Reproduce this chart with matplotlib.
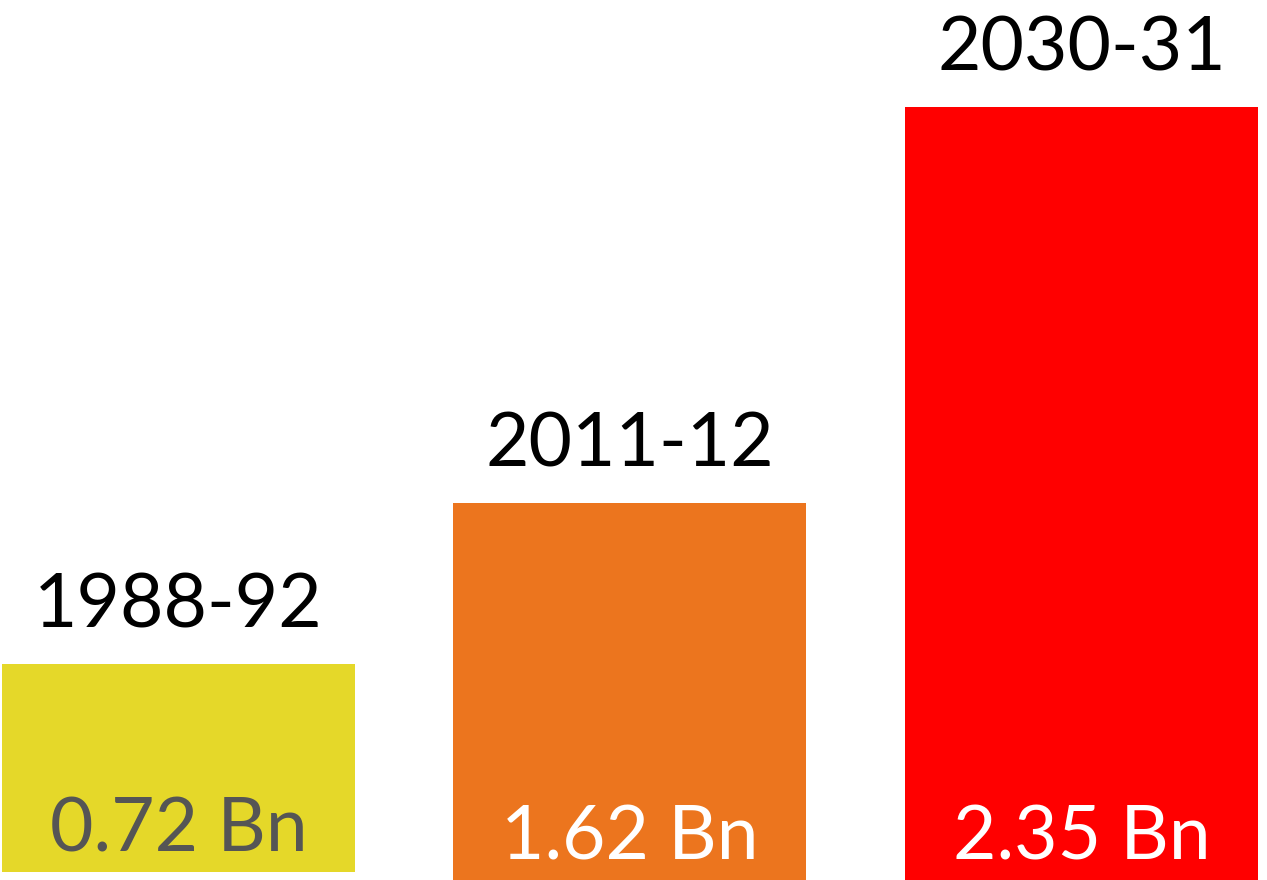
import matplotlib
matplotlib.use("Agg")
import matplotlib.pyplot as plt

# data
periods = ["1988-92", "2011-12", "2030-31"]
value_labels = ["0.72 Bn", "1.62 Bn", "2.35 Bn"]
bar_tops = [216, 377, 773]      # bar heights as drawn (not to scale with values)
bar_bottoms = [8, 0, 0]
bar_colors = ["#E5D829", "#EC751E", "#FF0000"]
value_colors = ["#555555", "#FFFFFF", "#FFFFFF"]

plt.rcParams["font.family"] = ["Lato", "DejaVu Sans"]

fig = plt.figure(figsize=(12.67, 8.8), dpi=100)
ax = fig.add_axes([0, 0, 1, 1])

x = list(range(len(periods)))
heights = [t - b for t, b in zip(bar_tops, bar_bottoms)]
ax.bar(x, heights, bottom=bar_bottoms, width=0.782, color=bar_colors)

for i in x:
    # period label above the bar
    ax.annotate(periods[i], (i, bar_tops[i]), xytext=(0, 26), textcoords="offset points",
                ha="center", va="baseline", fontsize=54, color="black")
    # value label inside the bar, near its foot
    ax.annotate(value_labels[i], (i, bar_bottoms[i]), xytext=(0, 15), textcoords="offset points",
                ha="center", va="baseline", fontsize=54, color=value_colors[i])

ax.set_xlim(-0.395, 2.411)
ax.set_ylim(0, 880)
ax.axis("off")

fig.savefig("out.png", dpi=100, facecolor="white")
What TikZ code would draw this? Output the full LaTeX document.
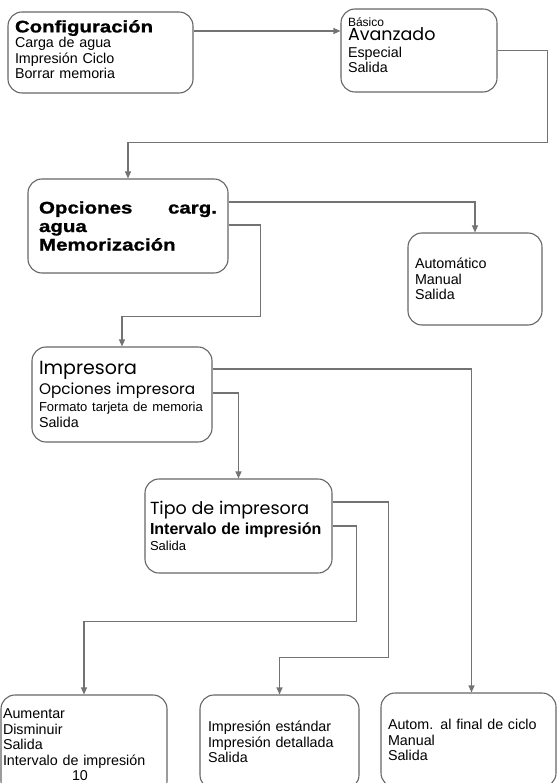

★ ★ ★ ★ ★

Request → Starting at the first line of the entries, restate word for word everything through the line that holds "bottom=bar_bottoms, width=0.782, color=bar_colors)", both ends included, but omit any pictures.

Result →
Reproduce this chart with matplotlib.
import matplotlib
matplotlib.use("Agg")
import matplotlib.pyplot as plt

# data
periods = ["1988-92", "2011-12", "2030-31"]
value_labels = ["0.72 Bn", "1.62 Bn", "2.35 Bn"]
bar_tops = [216, 377, 773]      # bar heights as drawn (not to scale with values)
bar_bottoms = [8, 0, 0]
bar_colors = ["#E5D829", "#EC751E", "#FF0000"]
value_colors = ["#555555", "#FFFFFF", "#FFFFFF"]

plt.rcParams["font.family"] = ["Lato", "DejaVu Sans"]

fig = plt.figure(figsize=(12.67, 8.8), dpi=100)
ax = fig.add_axes([0, 0, 1, 1])

x = list(range(len(periods)))
heights = [t - b for t, b in zip(bar_tops, bar_bottoms)]
ax.bar(x, heights, bottom=bar_bottoms, width=0.782, color=bar_colors)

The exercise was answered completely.